Les chaînes de télévision satellitaires du Moyen-Orient consacrées aux fatwas et aux prêches religieuses se comptent par dizaines et elles sont d’accès gratuit. Bien avant Abdelaziz Al-Cheikh, des imams ont disserté à longueur d’année et références à l’appui, sur les causes de l’interdiction du jeu d’échecs et des jeux de hasard en général. Ces fatwas, sous forme de réponses à des questions posées par les téléspectateurs, disent généralement la même chose, que ce soit pour les échecs, pour les dominos, ou pour le poker. Certes, ces jeux ne sont pas nommément cités dans le Coran, mais ils sont clairement prohibés dans les « hadiths » rapportant les propos, faits et gestes du prophète de l’Islam et de ses compagnons.

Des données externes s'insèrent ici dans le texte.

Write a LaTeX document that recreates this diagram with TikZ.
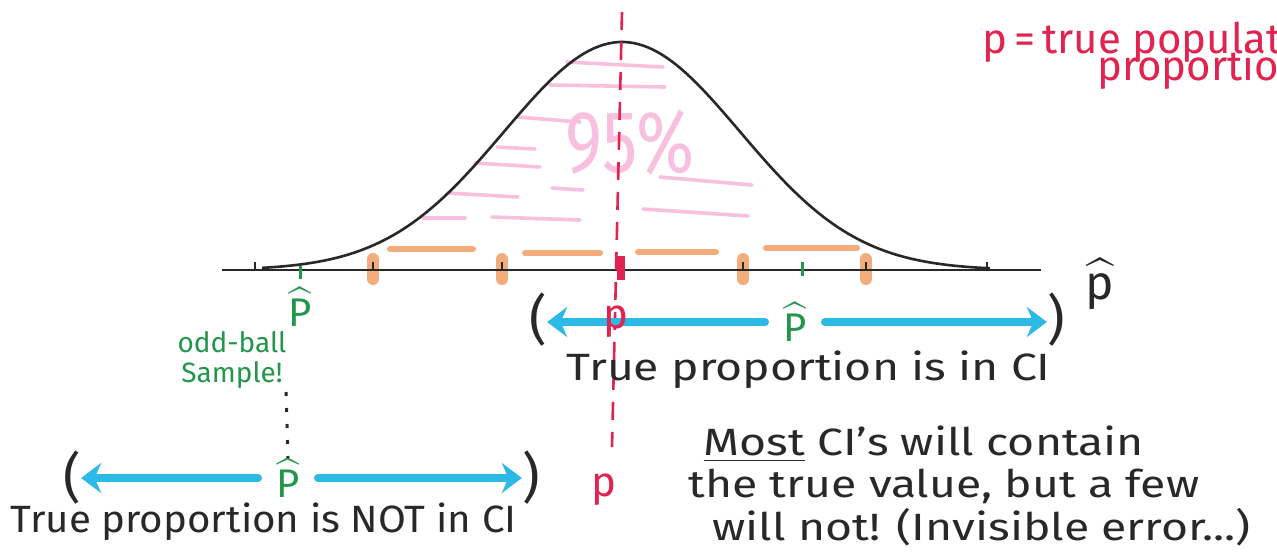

L’argument le plus connu étant que ces jeux étaient une perte de temps et ne servaient qu’à distraire le croyant de ses devoirs religieux et à lui faire oublier d’invoquer Dieu, son créateur. Concernant précisément les échecs, on évoque souvent cette anecdote du califeOmar (2ème calife de l’Islam après Abou-Bakr) exhortant des joueurs d’échecs à cesser de « perdre du temps avec des figurines », les figurines, comme les images, étant interdites en Islam. Autrement dit, le scoop n’en était pas un et en montant en neige une fatwa ancienne et rabâchée, on a fait du neuf avec du vieux. Ce qui n’est pas très novateur pour des systèmes censés être de pointe.